En una nota de prensa enviada por la NASA durante la misión alguien tuvo la ocurrencia de escribir que el piloto nacido en Roma iba a convertirse durante unas horas en el hombre más solitario desde Adán. Efectivamente, en las 22 horas que duró el paseo de sus compañeros por la superficie lunar, él se quedó solo en la nave Columbia girando alrededor del satélite. Cada vez que el aparato entraba en la cara oculta de la Luna las comunicaciones con Tierra se cortaban y entraba en un periodo de 48 minutos sin contacto con nadie, en absoluto silencio, preso de la incertidumbre sobre en qué punto de la órbita volvería a aparecer. En ese tiempo, Collins declaró no haberse sentido solo ni un segundo. Estaba demasiado atareado realizando cálculos con lápiz sobre el cuadro de mandos, “me sentía inspirado, atento, satisfecho, casi exultante”, declaró después.
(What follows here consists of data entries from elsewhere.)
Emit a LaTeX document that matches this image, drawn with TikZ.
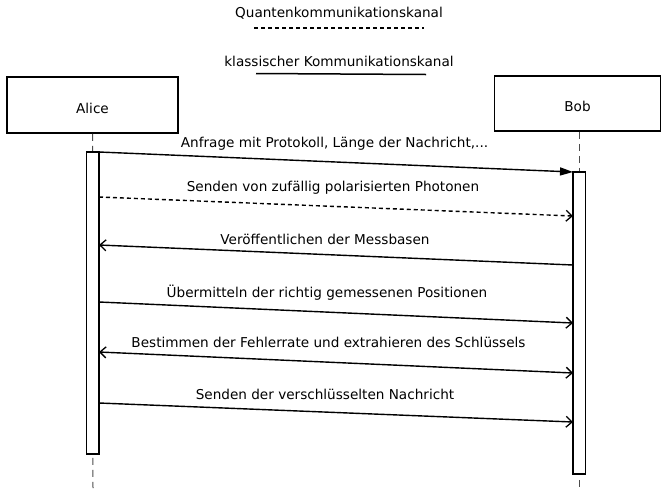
\documentclass[tikz,border=0pt]{standalone}
\usepackage{fontspec}
\setmainfont{DejaVu Sans}
\usetikzlibrary{arrows.meta}
\begin{document}
\begin{tikzpicture}[x=1pt,y=-1pt,
  actor/.style={draw,line width=1.5pt,inner sep=0pt,text height=16pt,text depth=0pt,font=\fontsize{13.6pt}{15pt}\selectfont},
  actbar/.style={draw,line width=1.5pt,fill=white,inner sep=0pt,minimum width=12.5pt},
  lifeline/.style={line width=1pt,dash pattern=on 7pt off 5pt,draw=black!70},
  msg/.style={line width=1.4pt},
  lbl/.style={font=\fontsize{13.6pt}{15pt}\selectfont,inner sep=0pt},
  filledhead/.style={-{Triangle[length=13pt,width=8pt]}},
  openhead/.style={-{Straight Barb[length=6pt,width=11pt,line width=1.3pt]}},
  bothhead/.style={{Straight Barb[length=6pt,width=11pt,line width=1.3pt]}-{Straight Barb[length=6pt,width=11pt,line width=1.3pt]}}
]
\useasboundingbox (0,0) rectangle (661,488);
% legend
\node[lbl] (qlabel) at (339,13) {Quantenkommunikationskanal};
\coordinate (q1) at (254,28); \coordinate (q2) at (424,28);
\draw[line width=1.4pt,dash pattern=on 4pt off 3pt] (q1) -- (q2);
\node[lbl] (clabel) at (339,61) {klassischer Kommunikationskanal};
\coordinate (c1) at (256,73.5); \coordinate (c2) at (426,74.5);
\draw[line width=1.5pt] (c1) -- (c2);
% actors
\node[actor,minimum width=171pt,minimum height=56pt] (alice) at (92.5,105) {Alice};
\node[actor,minimum width=166pt,minimum height=55pt] (bob) at (577.5,103.5) {Bob};
% lifelines
\coordinate (aend) at (93,488);
\coordinate (bend) at (579,488);
\draw[lifeline] (alice.south) -- (aend);
\draw[lifeline] (bob.south -| bend) -- (bend);
% activation bars
\node[actbar,minimum height=302pt] (abar) at (92.5,303) {};
\node[actbar,minimum height=302pt] (bbar) at (579,323) {};
% message end points
\coordinate (m1s) at (99,152);  \coordinate (m1e) at (573,172);
\coordinate (m2s) at (99,197);  \coordinate (m2e) at (573,216);
\coordinate (m3s) at (573,265); \coordinate (m3e) at (99,245);
\coordinate (m4s) at (99,302);  \coordinate (m4e) at (573,323);
\coordinate (m5s) at (99,352);  \coordinate (m5e) at (573,373);
\coordinate (m6s) at (99,403);  \coordinate (m6e) at (573,422);
% messages
\draw[msg,filledhead] (m1s) -- (m1e);
\draw[msg,openhead,dash pattern=on 4pt off 3pt] (m2s) -- (m2e);
\draw[msg,openhead] (m3s) -- (m3e);
\draw[msg,openhead] (m4s) -- (m4e);
\draw[msg,bothhead] (m5s) -- (m5e);
\draw[msg,openhead] (m6s) -- (m6e);
% labels
\node[lbl] (l1) at (334.5,144) {Anfrage mit Protokoll, Länge der Nachricht,...};
\node[lbl] (l2) at (333,188) {Senden von zufällig polarisierten Photonen};
\node[lbl] (l3) at (325,239) {Veröffentlichen der Messbasen};
\node[lbl] (l4) at (327,293) {Übermitteln der richtig gemessenen Positionen};
\node[lbl] (l5) at (328.5,342) {Bestimmen der Fehlerrate und extrahieren des Schlüssels};
\node[lbl] (l6) at (325,394) {Senden der verschlüsselten Nachricht};
\end{tikzpicture}
\end{document}
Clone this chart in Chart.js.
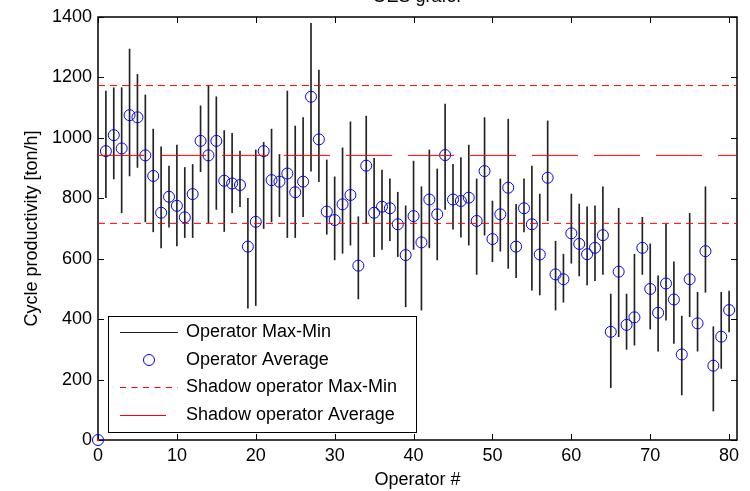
<!DOCTYPE html>
<html>
<head>
<meta charset="utf-8">
<script src="https://cdn.jsdelivr.net/npm/chart.js@4.4.1/dist/chart.umd.min.js"></script>
<style>
  html, body { margin: 0; padding: 0; background: #fff; }
</style>
</head>
<body>
<canvas id="chart" width="750" height="491"></canvas>
<script>
// operator 0 .. 80 (index = operator #)
let avgValues = [0,
  956, 1009, 965, 1075, 1068, 942, 874, 752, 805, 775,
  737, 814, 990, 942, 990, 858, 849, 844, 640, 722,
  956, 860, 855, 882, 820, 855, 1136, 995, 756, 728,
  780, 811, 577, 908, 752, 772, 767, 714, 612, 741,
  654, 796, 747, 943, 796, 791, 802, 725, 890, 665,
  747, 835, 640, 767, 714, 614, 868, 548, 532, 684,
  649, 615, 636, 678, 358, 557, 381, 406, 636, 500,
  421, 518, 465, 283, 532, 386, 625, 246, 342, 430];
let maxValues = [null,
  1155, 1166, 1166, 1294, 1210, 1142, 1029, 970, 907, 976,
  902, 912, 1106, 1172, 1136, 1024, 1015, 956, 800, 960,
  985, 1029, 945, 1155, 1039, 1067, 1379, 1224, 927, 871,
  967, 1053, 739, 1072, 932, 893, 864, 820, 775, 923,
  838, 960, 897, 1112, 912, 935, 976, 864, 1067, 791,
  864, 1062, 780, 864, 907, 814, 1056, 658, 615, 814,
  781, 772, 775, 838, 483, 767, 483, 615, 737, 649,
  543, 714, 590, 410, 750, 489, 838, 375, 489, 493];
let minValues = [null,
  802, 864, 752, 874, 902, 722, 689, 636, 704, 642,
  670, 670, 888, 719, 763, 690, 752, 772, 436, 445,
  700, 722, 739, 670, 670, 739, 890, 855, 681, 596,
  618, 645, 467, 717, 607, 631, 660, 607, 441, 631,
  430, 636, 596, 763, 698, 671, 645, 548, 678, 590,
  625, 568, 537, 689, 496, 480, 726, 430, 456, 585,
  543, 513, 527, 548, 173, 342, 300, 314, 548, 367,
  294, 397, 320, 149, 408, 294, 489, 96, 237, 358];

let shadowMax = 1173;
let shadowAvg = 942;
let shadowMin = 717;
let shadowOrigin = 0;

let xTicks = [0, 10, 20, 30, 40, 50, 60, 70, 80];
let yTicks = [0, 200, 400, 600, 800, 1000, 1200, 1400];

const FONT = "'Liberation Sans', Arial, sans-serif";

let barData = [];
maxValues.forEach((hi, i) => {
    if (hi !== null) barData.push({ x: i, y: [minValues[i], hi] });
});
let avgData = avgValues.map((v, i) => ({ x: i, y: v }));
let hLine = (v) => [{ x: 0, y: v }, { x: 81, y: v }];

// box round the axes with ticks pointing inward
const axesBox = {
    id: "axesBox",
    beforeDatasetsDraw(chart) {
        const { ctx, chartArea: a, scales } = chart;
        ctx.save();
        ctx.strokeStyle = "#000";
        ctx.lineWidth = 1;
        ctx.beginPath();
        xTicks.forEach((v) => {
            const px = Math.round(scales.x.getPixelForValue(v)) + 0.5;
            ctx.moveTo(px, a.bottom); ctx.lineTo(px, a.bottom - 6);
            ctx.moveTo(px, a.top); ctx.lineTo(px, a.top + 6);
        });
        yTicks.forEach((v) => {
            const py = Math.round(scales.y.getPixelForValue(v)) + 0.5;
            ctx.moveTo(a.left, py); ctx.lineTo(a.left + 6, py);
            ctx.moveTo(a.right, py); ctx.lineTo(a.right - 6, py);
        });
        ctx.stroke();
        ctx.lineWidth = 1.5;
        ctx.strokeRect(a.left, a.top, a.right - a.left, a.bottom - a.top);
        ctx.restore();
    },
};

// legend in the lower left corner, like matlab
const boxLegend = {
    id: "boxLegend",
    afterDraw(chart) {
        const ctx = chart.ctx;
        const ds = chart.data.datasets;
        const left = 108, top = 316, w = 308, h = 116;
        ctx.save();
        ctx.fillStyle = "#fff";
        ctx.fillRect(left, top, w, h);
        ctx.strokeStyle = "#000";
        ctx.lineWidth = 1;
        ctx.strokeRect(left + 0.5, top + 0.5, w, h);
        const rows = [332, 360, 387, 415];
        ctx.font = "18px " + FONT;
        ctx.textBaseline = "middle";
        ctx.fillStyle = "#000";
        // Max-Min
        ctx.beginPath();
        ctx.strokeStyle = "#222";
        ctx.moveTo(120, rows[0] + 0.5); ctx.lineTo(178, rows[0] + 0.5);
        ctx.stroke();
        ctx.fillText(ds[0].label, 186, rows[0]);
        // Average
        ctx.beginPath();
        ctx.strokeStyle = "#0000ff";
        ctx.arc(149, rows[1], 5.5, 0, Math.PI * 2);
        ctx.stroke();
        ctx.fillText(ds[1].label, 186, rows[1]);
        // shadow max-min
        ctx.beginPath();
        ctx.strokeStyle = "#ff0000";
        ctx.setLineDash([6, 5.5]);
        ctx.moveTo(120, rows[2] + 0.5); ctx.lineTo(178, rows[2] + 0.5);
        ctx.stroke();
        ctx.fillText(ds[2].label, 186, rows[2]);
        // shadow average
        ctx.beginPath();
        ctx.setLineDash([]);
        ctx.moveTo(120, rows[3] + 0.5); ctx.lineTo(166, rows[3] + 0.5);
        ctx.stroke();
        ctx.fillText(ds[4].label, 186, rows[3]);
        ctx.restore();
    },
};

// title, cut off at the top of the picture
const cutTitle = {
    id: "cutTitle",
    afterDraw(chart) {
        const ctx = chart.ctx;
        const a = chart.chartArea;
        ctx.save();
        ctx.font = "18px " + FONT;
        ctx.fillStyle = "#000";
        ctx.textAlign = "center";
        ctx.textBaseline = "alphabetic";
        ctx.fillText("OES grafer", (a.left + a.right) / 2, 2);
        ctx.restore();
    },
};

new Chart("chart", {
    type: "scatter",
    data: {
        datasets: [
            {
                type: "bar",
                label: "Operator Max-Min",
                data: barData,
                backgroundColor: "#222",
                borderWidth: 0,
                barThickness: 1,
                grouped: false,
                order: 4,
            },
            {
                type: "scatter",
                label: "Operator Average",
                data: avgData,
                pointStyle: "circle",
                pointRadius: 5.5,
                borderColor: "#0000ff",
                backgroundColor: "rgba(0,0,0,0)",
                borderWidth: 1,
                clip: false,
                order: 3,
            },
            {
                type: "line",
                label: "Shadow operator Max-Min",
                data: hLine(shadowMax),
                borderColor: "#ff0000",
                borderWidth: 1,
                borderDash: [7, 5],
                pointRadius: 0,
                order: 2,
            },
            {
                type: "line",
                label: "Shadow operator Min",
                data: hLine(shadowMin),
                borderColor: "#ff0000",
                borderWidth: 1,
                borderDash: [7, 5],
                pointRadius: 0,
                order: 2,
            },
            {
                type: "line",
                label: "Shadow operator Average",
                data: hLine(shadowAvg),
                borderColor: "#ff0000",
                borderWidth: 1,
                borderDash: [46, 16],
                pointRadius: 0,
                order: 1,
            },
            {
                type: "scatter",
                label: "Shadow operator",
                data: [{ x: 0, y: shadowOrigin }],
                pointStyle: "rect",
                pointRadius: 1.5,
                borderWidth: 0,
                backgroundColor: "#ff0000",
                clip: false,
                order: 0,
            },
        ],
    },
    options: {
        responsive: false,
        animation: false,
        layout: { padding: { top: 17, right: 13, left: 0, bottom: 0 } },
        scales: {
            x: {
                type: "linear",
                min: 0,
                max: 81,
                offset: false,
                afterBuildTicks: (s) => { s.ticks = xTicks.map((v) => ({ value: v })); },
                afterFit: (s) => { s.height = 51; },
                grid: { display: false, drawTicks: false, offset: false },
                border: { display: false },
                ticks: {
                    color: "#000",
                    font: { family: FONT, size: 18 },
                    padding: 5,
                    maxRotation: 0,
                    autoSkip: false,
                    callback: (v) => String(v),
                },
                title: {
                    display: true,
                    text: "Operator #",
                    color: "#000",
                    font: { family: FONT, size: 18 },
                    padding: { top: 0, bottom: 0 },
                },
            },
            y: {
                type: "linear",
                min: 0,
                max: 1400,
                afterBuildTicks: (s) => { s.ticks = yTicks.map((v) => ({ value: v })); },
                afterFit: (s) => { s.width = 98; },
                grid: { display: false, drawTicks: false },
                border: { display: false },
                ticks: {
                    color: "#000",
                    font: { family: FONT, size: 18 },
                    padding: 6,
                    callback: (v) => String(v),
                },
                title: {
                    display: true,
                    text: "Cycle productivity [ton/h]",
                    color: "#000",
                    font: { family: FONT, size: 18 },
                    padding: { top: 21, bottom: 0 },
                },
            },
        },
        plugins: {
            legend: { display: false },
            tooltip: { enabled: false },
        },
    },
    plugins: [axesBox, boxLegend, cutTitle],
});
</script>
</body>
</html>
El resto de la historia la conocemos bien. Collins dirigió la Columbia con éxito al encuentro del módulo aterrizador Eagle, recogió a sus compañeros que olían a regolito lunar , escuchó al presidente olvidar su nombre e inició el camino de vuelta a casa. Años después, declaró que su principal preocupación allí arriba había sido ver morir a Buzz y Neil en el Mar de la Tranquildad. Su viaje de vuelta a casa, sin el resto de la tripulación sí habría sido la más triste y solitaria travesía de la historia de la humanidad.